I’m going to be up-front here: having had a few novels under my belt prior to Dark Roads, I reached the conclusion that Chevy’s books are really hit-or-miss for me. My introduction to her work – pre-blogging! – was such a disappointment that I swore off any other books. Thankfully I didn’t listen to myself, because my next few reads were fantastic thrillers that I wholeheartedly enjoyed! So when I learned she was releasing a new novel, and one inspired by such a horrific event, I knew I would be reading it. And you know what? Going in, I thought I had another winner: the opening is told through the eyes of the victims and instantly set the tone for what (I had hoped) was to come.
Unfortunately, those moments of brilliance were few and far between. While this wasn’t necessarily an issue for me – I enjoy YA thrillers – Dark Roads read very much like a YA novel, rather than Adult, due to Hailey’s POV. Even when Beth appears, though at 21 she’s not much older. Not a problem for me, but I’m sure other reads would be put off by the younger feel. Instead my issue was with Vaughn. I get it, he’s bad. A creep. He pervs on girls and takes photos in various states of undress, has hidden cameras placed throughout his house and other areas in the town; he has a serious grudge with one of the town boys for reasons I never understood. It’s clear Dark Roads wants the reader to view Vaughn as a villain – and he is, don’t get me wrong, but he’s so over-the-top I was surprised he was never described with a twirly little mustache. He views himself as the capital L Law in Cold Creek and heaven help anyone who goes against his word. He throws around his authority, makes BS arrests, pulls punches (literally), and gets away with it because he can. He needed to dial it back SEVERAL notches; I don’t think I read a single scene with him where I wasn’t rolling my eyes.
The main chunk of the novel was more survivalist tale than murder mystery but it’s yet another part of the story that didn’t add up. Yes, Hailey grew up learning from her father, but all of Cold Creek grew up in those mountains. Hunting and fishing is a religion to that town. It didn’t make sense that she was able to camp out in the woods for an entire year without being found. There’s actually a photo of her cabin pinned up in the local restaurant! Beth, a city girl, manages to print out some maps and stumble upon Hailey’s campsite, but men who have lived their entire lives in that town couldn’t?
My biggest gripe though, was the big reveal that wasn’t. Much like the real-life Highway of Tears, the murders in Dark Roads have been going on for decades. Yep once the truth comes out..? One murder was explained and that was it, the rest – numerous women brutally killed – were all but forgotten by the author. Not by this reader, though. I wanted answers, I wanted an explanation. I wanted something, anything, more than a quick throwaway line about drug smuggling.
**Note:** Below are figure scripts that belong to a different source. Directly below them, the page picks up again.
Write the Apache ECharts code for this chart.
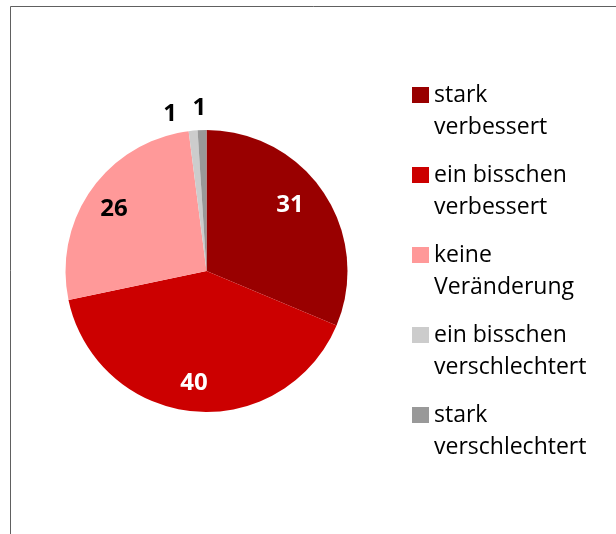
<!DOCTYPE html>
<html><head><meta charset="utf-8">
<script src="https://cdn.jsdelivr.net/npm/echarts@6/dist/echarts.min.js"></script>
<style>html,body{margin:0;padding:0;background:#fff}#c{width:616px;height:534px}</style>
</head><body><div id="c"></div>
<script>
const categories = ['stark verbessert', 'ein bisschen verbessert', 'keine Veränderung', 'ein bisschen verschlechtert', 'stark verschlechtert'];
const values = [31, 40, 26, 1, 1];
const colors = ['#990000', '#CC0000', '#FF9999', '#CCCCCC', '#999999'];
const labelColors = ['#ffffff', '#ffffff', '#000000', '#000000', '#000000'];

const chart = echarts.init(document.getElementById('c'), null, {renderer: 'canvas'});
const center = [206.5, 271];
const R = 141;
const labelFont = {fontFamily: 'Open Sans', fontWeight: 'bold', fontSize: 24};
const labelOffsets = {0: [-9, -4], 1: [-2, 2], 2: [-2, 3], 3: [-21, 5], 4: [-2, 0]};

function overlay(r0, r1, showFn) {
  return {
    type: 'pie', center: center, radius: [r0, r1], startAngle: 90, silent: true,
    avoidLabelOverlap: false, animation: false,
    itemStyle: {color: 'rgba(0,0,0,0)'}, labelLine: {show: false},
    emphasis: {disabled: true}, tooltip: {show: false},
    data: categories.map((n, i) => ({
      name: n, value: values[i],
      label: Object.assign({show: showFn(i), position: 'inside', color: labelColors[i],
        offset: labelOffsets[i] || [0, 0], formatter: '{c}'}, labelFont)
    }))
  };
}

chart.setOption({
  animation: false,
  backgroundColor: '#ffffff',
  graphic: [{
    type: 'polyline', silent: true,
    shape: {points: [[10.5, 534], [10.5, 6.5], [616, 6.5]]},
    style: {stroke: '#606060', lineWidth: 1, fill: null}
  }],
  legend: {
    orient: 'vertical', left: 412, top: 47, padding: 0,
    itemWidth: 17, itemHeight: 16, itemGap: -16, icon: 'rect', selectedMode: false,
    data: categories,
    textStyle: {fontFamily: 'Open Sans', fontSize: 23, color: '#000', lineHeight: 32},
    formatter: function (n) { const k = n.lastIndexOf(' '); return '\n' + n.slice(0, k) + '\n' + n.slice(k + 1); }
  },
  series: [
    {
      type: 'pie', center: center, radius: R, startAngle: 90, silent: true,
      label: {show: false}, labelLine: {show: false}, emphasis: {disabled: true},
      data: categories.map((n, i) => ({name: n, value: values[i], itemStyle: {color: colors[i]}}))
    },
    overlay(74, 142, i => i < 3),
    overlay(146, 174, i => i >= 3)
  ]
});
</script></body></html>
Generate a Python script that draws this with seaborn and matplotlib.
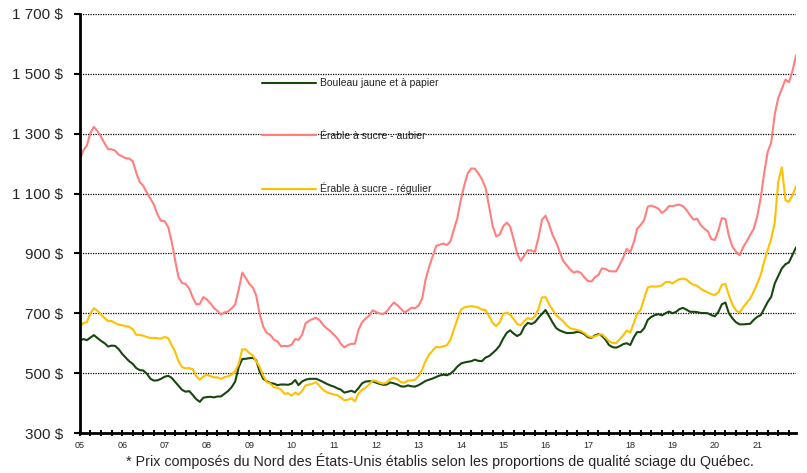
import numpy as np
import pandas as pd
import seaborn as sns
import matplotlib.pyplot as plt
import matplotlib.dates as mdates
from matplotlib.ticker import FuncFormatter

# Prix mensuels ($) janvier 2005 - decembre 2021
mois = pd.date_range('2005-01-01', periods=204, freq='MS')

bouleau = [609, 614, 610, 619, 627, 617, 608, 600, 589, 592, 591, 580,
           564, 551, 540, 531, 517, 510, 509, 498, 481, 475, 476, 481,
           488, 491, 485, 471, 457, 444, 438, 440, 427, 413, 404, 418,
           420, 421, 419, 422, 422, 431, 440, 453, 472, 520, 547, 548,
           550, 551, 543, 505, 481, 473, 467, 465, 460, 462, 462, 461,
           465, 477, 460, 472, 478, 481, 481, 481, 476, 470, 464, 459,
           455, 449, 445, 435, 438, 441, 436, 450, 466, 472, 473, 473,
           468, 464, 461, 462, 469, 466, 462, 456, 455, 459, 456, 455,
           460, 467, 474, 478, 482, 487, 492, 495, 493, 498, 508, 522,
           532, 536, 538, 540, 545, 541, 540, 552, 557, 567, 578, 592,
           616, 635, 643, 632, 624, 631, 655, 668, 664, 670, 685, 698,
           711, 690, 670, 651, 643, 638, 634, 634, 635, 638, 636, 630,
           620, 618, 626, 630, 625, 612, 594, 587, 585, 590, 597, 600,
           594, 620, 637, 637, 650, 678, 688, 694, 697, 693, 700, 706,
           700, 705, 714, 718, 712, 705, 705, 704, 701, 701, 700, 694,
           690, 705, 730, 736, 700, 683, 670, 663, 663, 664, 665, 678,
           688, 694, 715, 738, 755, 800, 825, 850, 864, 870, 895, 920]

aubier = [1215, 1246, 1260, 1303, 1323, 1308, 1290, 1268, 1248, 1248, 1243, 1230,
          1224, 1218, 1217, 1208, 1170, 1138, 1126, 1103, 1083, 1063, 1030, 1009,
          1008, 988, 943, 879, 820, 801, 798, 783, 753, 730, 731, 754,
          746, 733, 718, 708, 696, 703, 706, 716, 730, 778, 836, 818,
          798, 786, 760, 696, 655, 634, 628, 612, 606, 590, 591, 590,
          595, 614, 611, 628, 666, 675, 681, 685, 676, 661, 649, 641,
          628, 616, 598, 586, 594, 598, 598, 645, 670, 682, 692, 710,
          704, 699, 698, 706, 722, 736, 727, 715, 703, 710, 719, 717,
          726, 750, 811, 855, 890, 925, 929, 933, 928, 939, 980, 1018,
          1080, 1131, 1168, 1184, 1183, 1167, 1148, 1120, 1057, 993, 957, 963,
          991, 1003, 990, 947, 900, 875, 893, 911, 910, 905, 953, 1012,
          1026, 997, 962, 938, 906, 875, 861, 846, 836, 840, 835, 820,
          808, 806, 820, 828, 850, 848, 841, 840, 840, 862, 886, 915,
          904, 938, 982, 995, 1012, 1056, 1060, 1055, 1050, 1035, 1044, 1058,
          1058, 1061, 1063, 1058, 1045, 1028, 1013, 1016, 995, 983, 974, 948,
          945, 978, 1018, 1015, 958, 922, 906, 894, 921, 940, 962, 982,
          1025, 1088, 1168, 1240, 1270, 1366, 1420, 1450, 1481, 1472, 1510, 1562]

regulier = [654, 668, 670, 700, 717, 708, 696, 684, 674, 674, 667, 662,
            660, 657, 655, 647, 628, 628, 625, 621, 617, 618, 617, 615,
            621, 617, 595, 572, 540, 520, 516, 517, 513, 490, 478, 489,
            495, 490, 486, 486, 481, 487, 489, 495, 507, 530, 580, 579,
            567, 559, 540, 520, 491, 470, 465, 453, 451, 445, 431, 433,
            425, 435, 428, 440, 459, 462, 465, 470, 456, 444, 436, 432,
            429, 426, 419, 409, 411, 416, 406, 432, 444, 452, 462, 476,
            473, 468, 465, 468, 480, 485, 480, 470, 468, 475, 476, 478,
            490, 512, 540, 562, 575, 588, 586, 590, 593, 610, 645, 680,
            712, 720, 722, 724, 722, 719, 712, 711, 690, 668, 657, 670,
            698, 702, 696, 681, 664, 660, 674, 684, 680, 690, 715, 753,
            754, 730, 712, 694, 684, 673, 660, 650, 647, 644, 641, 634,
            624, 620, 623, 627, 630, 619, 607, 601, 600, 613, 626, 642,
            636, 668, 698, 712, 750, 786, 790, 789, 790, 793, 804, 805,
            800, 808, 814, 816, 813, 802, 795, 792, 782, 775, 770, 764,
            761, 770, 795, 798, 760, 728, 710, 702, 720, 735, 750, 772,
            800, 830, 872, 912, 948, 1005, 1140, 1188, 1078, 1072, 1095, 1124]

essences = ['Bouleau jaune et à papier', 'Érable à sucre - aubier', 'Érable à sucre - régulier']
couleurs = ['#17470f', '#ff7f7f', '#ffc000']

df = pd.DataFrame({
    'Mois': np.tile(mois, 3),
    'Prix': bouleau + aubier + regulier,
    'Essence': np.repeat(essences, len(mois)),
})

sns.set_theme(style='white')
plt.rcParams['font.family'] = ['Liberation Sans', 'DejaVu Sans']

fig = plt.figure(figsize=(8.07, 4.73), dpi=100)
ax = fig.add_axes([80 / 807, 40 / 473, 716 / 807, 419 / 473])

sns.lineplot(data=df, x='Mois', y='Prix', hue='Essence',
             palette=dict(zip(essences, couleurs)), linewidth=1.5, ax=ax)

# axe des y
ax.set_ylim(300, 1700)
ax.set_yticks(range(300, 1701, 200))
ax.yaxis.set_major_formatter(FuncFormatter(lambda v, p: f'{v:,.0f} $'.replace(',', ' ')))
ax.set_axisbelow(True)
ax.yaxis.grid(True, color='black', linestyle=(0, (1, 1)), linewidth=0.9)
ax.xaxis.grid(False)

# axe des x
ax.set_xlim(mois[0], mois[-1])
ax.xaxis.set_major_locator(mdates.YearLocator())
ax.xaxis.set_major_formatter(mdates.DateFormatter('%y'))
ax.xaxis.set_minor_locator(mdates.MonthLocator(bymonth=[1, 4, 7, 10]))

ax.set_xlabel('')
ax.set_ylabel('')
for s in ['top', 'right']:
    ax.spines[s].set_visible(False)
for s in ['left', 'bottom']:
    ax.spines[s].set_linewidth(2)
    ax.spines[s].set_color('black')

ax.tick_params(axis='y', direction='out', length=4, width=1.5, color='black',
               labelsize=11, pad=8, left=True)
ax.tick_params(axis='x', which='both', direction='inout', length=5, width=1.5,
               color='black', bottom=True)
ax.tick_params(axis='x', which='major', labelsize=6.5, pad=3)

handles, labels = ax.get_legend_handles_labels()
leg = ax.legend(handles, labels, loc='upper left',
                bbox_to_anchor=(262 / 807, 1 - 78.5 / 473), bbox_transform=fig.transFigure,
                frameon=False, fontsize=7.5, handlelength=5.2, handletextpad=0.4,
                labelspacing=4.05, borderpad=0, borderaxespad=0)
for t in leg.get_texts():
    t.set_color('#222222')

fig.text(440 / 807, 1 - 461 / 473,
         '* Prix composés du Nord des États-Unis établis selon les proportions de qualité sciage du Québec.',
         ha='center', va='center', fontsize=10.3)

fig.savefig('out.png', dpi=100)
Talk about a letdown.
Although Dark Roads was an extremely readable book – and will make a great addition to final, lazy days at the beach – I was left with more questions than answers. The big bad couldn’t have been more cartoony and the reveal was nothing but a quick wave of the author’s hand, don’t look too closely or you’ll see all the holes poking through the plot. That said, while the majority of the book didn’t quite do it for me, the prologue and epilogue were both beautifully written and I wish the entire novel had been THAT instead. Also, the dog makes it to the end of the book alive. I was extremely nervous when Wolf was introduced – this book is about a decades-long hunt for a ruthless serial killer after all – and none of the early reviews I read mentioned him. But I’m please to say Wolf survives.